The court found in September that the State had not proved that Phillips strangled Chauhan, as alleged, but that he was guilty of the anal and vaginal rape of Chauhan because she was in no state to give consent to sex.
Kwakwa said that, during her interview with Phillips, he had expressed sadness over what had happened, and said he had not taken drugs before or after the day Chauhan died.
However, when pressed by prosecutor Esna Erasmus, she conceded that he had not specifically expressed remorse, a requirement for correctional supervision.
"He does not admit guilt that he did it, but he has admitted that somebody has passed on because of action of some sort; because of what happened that day," said Kwakwa.
She said that he explained that he had never taken drugs before or after that day, and was an "obedient child".
The department felt that he could be a candidate for correctional supervision because he has a fixed address, family support and had expressed a willingness to do community service.
He currently earns money from call-outs from leads he got while still working at Eskom, and his mother and sister help him financially.
His current financial obligations include his half of payment towards a R1.2m bonded house he bought in Goodwood with his mother, and his car payment.
His family sat close to him as he listened to arguments by his new lawyer Legal Aid attorney Burger Brand.
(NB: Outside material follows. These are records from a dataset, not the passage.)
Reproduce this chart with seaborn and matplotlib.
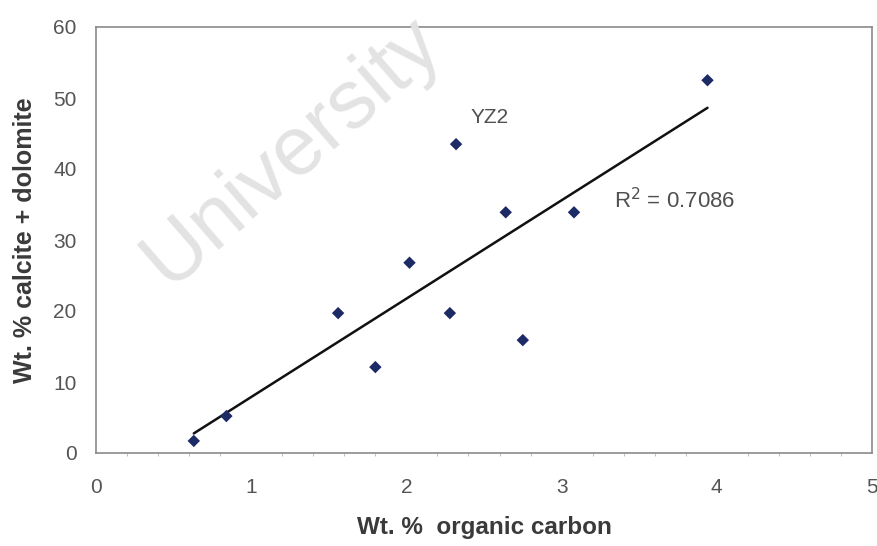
import numpy as np
import pandas as pd
import matplotlib
matplotlib.use("Agg")
import matplotlib.pyplot as plt
import seaborn as sns
from matplotlib.ticker import MultipleLocator

# Organic carbon vs carbonate content of the samples
organic_carbon = [0.63, 0.84, 1.56, 1.80, 2.02, 2.28, 2.32, 2.64, 2.75, 3.08, 3.94]
calcite_dolomite = [1.7, 5.2, 19.7, 12.1, 26.8, 19.7, 43.5, 33.9, 15.9, 33.9, 52.5]
r2_label = "R$^2$ = 0.7086"
outlier_label = "YZ2"
x_ticks = [0, 1, 2, 3, 4, 5]
y_ticks = [0, 10, 20, 30, 40, 50, 60]

df = pd.DataFrame({"oc": organic_carbon, "cd": calcite_dolomite})

sns.set_style("white")
plt.rcParams["font.family"] = ["Liberation Sans", "DejaVu Sans"]

fig = plt.figure(figsize=(8.77, 5.46), dpi=100)
ax = fig.add_axes([96 / 877, 1 - 453 / 546, 776 / 877, 426 / 546])

# linear trendline through the samples
slope, intercept = np.polyfit(df["oc"], df["cd"], 1)
xfit = np.array([df["oc"].min(), df["oc"].max()])
ax.plot(xfit, slope * xfit + intercept, color="#111111", lw=1.8, zorder=2)

sns.scatterplot(data=df, x="oc", y="cd", marker="D", s=40, color="#1c2a66",
                edgecolor="none", ax=ax, zorder=3)

ax.set_xlim(0, 5)
ax.set_ylim(0, 60)
ax.set_xticks(x_ticks)
ax.set_yticks(y_ticks)
ax.xaxis.set_minor_locator(MultipleLocator(0.2))

for sp in ax.spines.values():
    sp.set_color("#8a8a8a")
    sp.set_linewidth(1.2)

ax.tick_params(axis="both", which="major", direction="out", length=5, width=1,
               color="#8a8a8a", labelsize=15, labelcolor="#555555")
ax.tick_params(axis="x", which="major", pad=13)
ax.tick_params(axis="y", which="major", pad=9)
ax.tick_params(axis="x", which="minor", direction="out", length=2.5, width=0.8,
               color="#c4c4c4", bottom=True)

ax.set_xlabel("Wt. %  organic carbon", fontsize=17.5, fontweight="bold",
              color="#3a3a3a", labelpad=14)
ax.set_ylabel("Wt. % calcite + dolomite", fontsize=18, fontweight="bold",
              color="#3a3a3a", labelpad=12)

ax.text(2.41, 47.2, outlier_label, fontsize=15, color="#505050",
        va="center", ha="left")
ax.text(3.34, 35.6, r2_label, fontsize=16, color="#505050",
        va="center", ha="left")

# faint watermark across the upper-left of the plot
fig.text(0.333, 0.722, "University", fontsize=60, color="#e3e3e3",
         rotation=41, rotation_mode="anchor", ha="center", va="center",
         zorder=10)

fig.savefig("out.png", dpi=100, facecolor="white")
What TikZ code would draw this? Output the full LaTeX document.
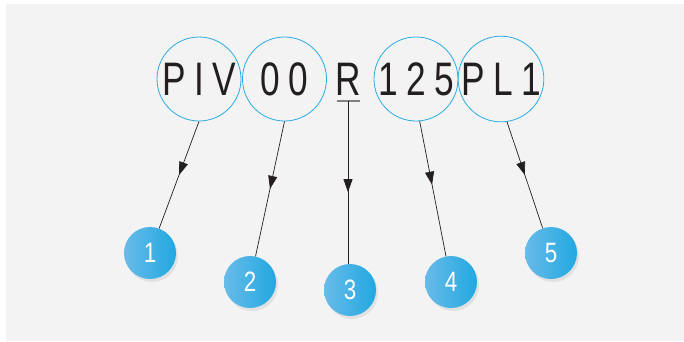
\documentclass[tikz,border=0pt]{standalone}
\usepackage{fontspec}
\usetikzlibrary{arrows.meta,decorations.markings,shadows}

\newfontfamily\codefont[FakeStretch=0.75,LetterSpace=18]{Liberation Sans}
\newfontfamily\numfont[FakeStretch=0.8]{Liberation Sans}

\definecolor{ringblue}{RGB}{41,171,226}
\definecolor{ballleft}{RGB}{104,187,232}
\definecolor{ballright}{RGB}{33,168,225}
\definecolor{inkdark}{RGB}{35,31,32}
\definecolor{paper}{RGB}{243,243,243}

\tikzset{
  code text/.style={inner sep=0pt, text=inkdark, font=\codefont\fontsize{47}{50}\selectfont},
  code ring/.style={code text, circle, draw=ringblue, line width=0.8pt, minimum size=84pt},
  ball/.style={circle, minimum size=52pt, inner sep=0pt, left color=ballleft, right color=ballright,
    text=white, font=\numfont\fontsize{28}{30}\selectfont,
    drop shadow={opacity=0.15, shadow xshift=2pt, shadow yshift=-3pt}},
  pointer/.style={draw=inkdark, line width=0.7pt, postaction={decorate},
    decoration={markings, mark=at position #1 with {\arrow{Triangle[length=13pt,width=9pt]}}}},
  pointer/.default=0.5
}

\begin{document}
\begin{tikzpicture}[x=1pt,y=1pt,yscale=-1,xscale=1]
  \useasboundingbox (0,0) rectangle (684,341);
  % background
  \fill[paper] (6,4) rectangle (684,341);

  % code groups
  \node[code ring] (piv) at (199,79) {PIV};
  \node[code ring] (zero) at (284.5,79) {00};
  \node[code text] (r) at (348,79) {R};
  \node[code ring] (size) at (416,79) {125};
  \node[code ring] (pl) at (501,79) {PL1};
  % bar under R
  \draw[gray, line width=1.2pt] (337,101) -- (360,101);
  \coordinate (rbar) at (348,101);

  % numbered balls
  \node[ball] (n1) at (150,253) {1};
  \node[ball] (n2) at (250,282) {2};
  \node[ball] (n3) at (350,290) {3};
  \node[ball] (n4) at (451,282) {4};
  \node[ball] (n5) at (551,253) {5};

  % pointers
  \draw[pointer] (piv.south) -- (n1);
  \draw[pointer] (zero.south) -- (n2);
  \draw[pointer=0.56] (rbar) -- (rbar |- n3.north);
  \draw[pointer=0.47] (size.-85) -- (n4);
  \draw[pointer] (pl.-82) -- (n5);
\end{tikzpicture}
\end{document}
'There has been no disclosure, no honesty'
Brand was brought on board last week after Phillips' previous lawyers withdrew because he had no more money to pay them.
The court heard that this was due to a delay in the payment of his provident fund.
Judge Lee Bozalek made it clear that he would not tolerate any more postponements, so the court agreed that the evidence in mitigation and aggravation of sentence would continue, as the witnesses were present. If Brand needed time to consult or prepare for cross-examination of evidence led, he would say so.
Geetesh Solanki, who is friends with Chauhan's mother, took to the stand to testify that what happened was devastating to everybody, especially because they all trusted Phillips.
"She was sent in his custodianship," said a choked-up Solanki. "The pain and suffering has been huge."
"It has been a precious life taken away from us," he said, as Chauhan's mother wiped away tears on a bench to the side of the court.
"There has been no disclosure, no honesty. Until today, we don't know how it happened and why it happened."
He said Chauhan's death also led to disagreement over whether he should be allowed to attend her funeral.
"The child was sent to this party with the accused. She came back dead," he said.
Brand pointed out that Chauhan was 21 at the time of her death, and was not regarded as a child. He reminded Solanki that Phillips had not been found guilty of murder.
Proceedings were adjourned to Wednesday.